▶ [Directive]
Copy exactly the lines from the beginning of the data down to and including the line holding "269.1,223.4 370.35,302 453.3,222.3", without any pictures.

▶ [Data block]
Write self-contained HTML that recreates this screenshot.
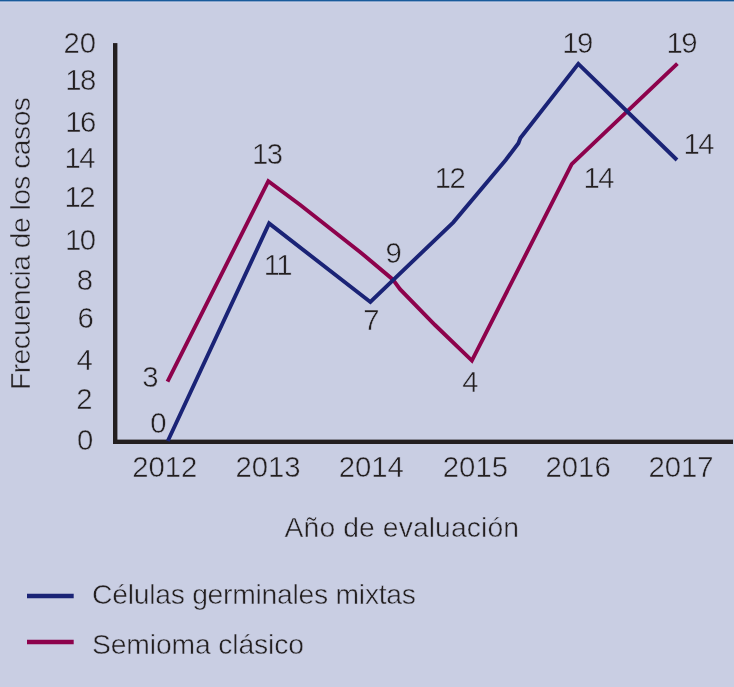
<!DOCTYPE html>
<html lang="es">
<head>
<meta charset="utf-8">
<title>Frecuencia de los casos</title>
<style>
html,body{margin:0;padding:0;background:#c9cee3;}
body{width:734px;height:687px;overflow:hidden;position:relative;}
svg{position:absolute;left:0;top:0;display:block;}
text{font-family:"Liberation Sans",sans-serif;fill:#231f20;font-size:29.3px;stroke:#c9cee3;stroke-width:0.5px;}
.t{font-size:28.3px;}
</style>
</head>
<body>
<svg width="734" height="687" viewBox="0 0 734 687">
<rect x="0" y="0" width="734" height="687" fill="#c9cee3"/>
<rect x="0" y="0" width="734" height="1" fill="#185b9b"/>
<rect x="0" y="1" width="734" height="1" fill="#8aa6cd"/>
<rect x="0" y="2" width="734" height="1" fill="#cdd3e7"/>

<!-- axes -->
<rect x="113" y="43.1" width="4.4" height="400.9" fill="#231f20"/>
<rect x="113" y="439.6" width="620" height="4.4" fill="#231f20"/>

<!-- series -->
<polyline id="mag" fill="none" stroke="#8d024c" stroke-width="3.9" stroke-linejoin="miter" stroke-miterlimit="10"
 points="167.5,381.6 268.3,181.2 300,204.7 360,251.9 392.75,279.4 400,289.2 435,325 471.9,360.6 571.7,164.2 677.4,63.7"/>
<polyline id="blu" fill="none" stroke="#1a2376" stroke-width="3.9" stroke-linejoin="miter" stroke-miterlimit="10"
 points="167.8,441 269.1,223.4 370.35,302 453.3,222.3 505.7,160 518.4,143.2 520.4,138 578.3,63.8 677,160"/>

<!-- y axis labels -->
<g text-anchor="end">
<text x="96.1" y="53.3">20</text>
<text x="96.2" y="89.6" dx="0 -1.6">18</text>
<text x="96.2" y="132" dx="0 -1.6">16</text>
<text x="95.5" y="168.1" dx="0 -1.6">14</text>
<text x="95.5" y="207.4" dx="0 -1.6">12</text>
<text x="96.1" y="249.9" dx="0 -1.6">10</text>
<text x="93.1" y="290.3">8</text>
<text x="93.8" y="328.3">6</text>
<text x="92.8" y="369.7">4</text>
<text x="92.5" y="408.9">2</text>
<text x="93.2" y="449.7">0</text>
</g>

<!-- x axis labels -->
<g text-anchor="middle">
<text x="164.75" y="477.3">2012</text>
<text x="268" y="477.3">2013</text>
<text x="371.25" y="477.3">2014</text>
<text x="475.4" y="477.3">2015</text>
<text x="578.1" y="477.3">2016</text>
<text x="681" y="477.3">2017</text>
</g>

<!-- data labels -->
<g text-anchor="middle">
<text x="158.4" y="432.7">0</text>
<text x="150.5" y="387.3">3</text>
<text x="267.5" y="163.7" dx="0 -1.6">13</text>
<text x="278.1" y="275.1" dx="0 -1.6">11</text>
<text x="393.7" y="262.9">9</text>
<text x="371.4" y="329.8">7</text>
<text x="450.2" y="187.8" dx="0 -1.6">12</text>
<text x="470.4" y="391.8">4</text>
<text x="577.8" y="53.2" dx="0 -1.6">19</text>
<text x="682.1" y="52.9" dx="0 -1.6">19</text>
<text x="699" y="154.3" dx="0 -1.6">14</text>
<text x="599" y="187.8" dx="0 -1.6">14</text>
</g>

<!-- axis titles -->
<text id="xt" class="t" x="284.6" y="536.6" textLength="234.4" lengthAdjust="spacing">Año de evaluación</text>
<text id="yt" class="t" transform="translate(30.2,390) rotate(-90)" textLength="293" lengthAdjust="spacing">Frecuencia de los casos</text>

<!-- legend -->
<line x1="27" y1="596" x2="73.7" y2="596" stroke="#1a2376" stroke-width="4.6"/>
<line x1="27" y1="642" x2="73.7" y2="642" stroke="#8d024c" stroke-width="4.6"/>
<text id="l1" class="t" x="92" y="604.4" textLength="324" lengthAdjust="spacing">Células germinales mixtas</text>
<text id="l2" class="t" x="92" y="654.4" textLength="212" lengthAdjust="spacing">Semioma clásico</text>
</svg>
</body>
</html>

▶ [Result]
Write self-contained HTML that recreates this screenshot.
<!DOCTYPE html>
<html lang="es">
<head>
<meta charset="utf-8">
<title>Frecuencia de los casos</title>
<style>
html,body{margin:0;padding:0;background:#c9cee3;}
body{width:734px;height:687px;overflow:hidden;position:relative;}
svg{position:absolute;left:0;top:0;display:block;}
text{font-family:"Liberation Sans",sans-serif;fill:#231f20;font-size:29.3px;stroke:#c9cee3;stroke-width:0.5px;}
.t{font-size:28.3px;}
</style>
</head>
<body>
<svg width="734" height="687" viewBox="0 0 734 687">
<rect x="0" y="0" width="734" height="687" fill="#c9cee3"/>
<rect x="0" y="0" width="734" height="1" fill="#185b9b"/>
<rect x="0" y="1" width="734" height="1" fill="#8aa6cd"/>
<rect x="0" y="2" width="734" height="1" fill="#cdd3e7"/>

<!-- axes -->
<rect x="113" y="43.1" width="4.4" height="400.9" fill="#231f20"/>
<rect x="113" y="439.6" width="620" height="4.4" fill="#231f20"/>

<!-- series -->
<polyline id="mag" fill="none" stroke="#8d024c" stroke-width="3.9" stroke-linejoin="miter" stroke-miterlimit="10"
 points="167.5,381.6 268.3,181.2 300,204.7 360,251.9 392.75,279.4 400,289.2 435,325 471.9,360.6 571.7,164.2 677.4,63.7"/>
<polyline id="blu" fill="none" stroke="#1a2376" stroke-width="3.9" stroke-linejoin="miter" stroke-miterlimit="10"
 points="167.8,441 269.1,223.4 370.35,302 453.3,222.3 505.7,160 518.4,143.2 520.4,138 578.3,63.8 677,160"/>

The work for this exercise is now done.